U.S. Pat. Nos. 6,284,966, and 6,318,675, and 6,127,621 teach stowing and deploying a stack of hexagons and pentagons to form a geodetic sphere as a power sphere spacecraft. The flat hexagonal and pentagonal panels are thin film solar cell panels that form a power sphere. Inflatable hinges are flexible tubular hinges used to precisely position the individual panels from a stowed position into final deployed positions forming the sphere of panels. One problem associated with flexible inflatable hinges is the need for routing power produced by the thin film solar cell panels across the hinges to the power bus.

The inflatable hinges are flexible for enabling inflation using sublimation powders for deploying space structures. The inflatable hinges do not form a rigid structure after the deployment is complete. It is desirable to rigidize the positions of the panels for accurately and rigidly forming the power sphere. Mechanical hinges can be used for rigidizing the position of the panels after deployment. However, mechanical deployment hinges disadvantageously add significant mass and control complexity to the spacecraft. Also, electrical conductors that cross the hinges are bundled together causing twisting and stresses that may lead to breakage of the conductors. Also, mechanical hinges disadvantageously require variable sizes to accommodate variable stacking thicknesses of the panels.

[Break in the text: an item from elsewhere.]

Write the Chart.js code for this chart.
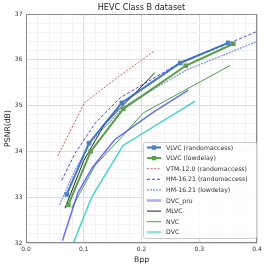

These and other disadvantages are solved or reduced using the invention.

SUMMARY OF THE INVENTION

An object of the invention is to provide wrap around contacts for connecting a thin film solar cell to a flex circuit.

Another object of the invention is to provide wrap around contacts for connecting a thin film solar cell to a flex circuit using laser welding.

Yet another object of the invention is to provide a flexible inflatable hinge for rigidly positioning solar cell panels.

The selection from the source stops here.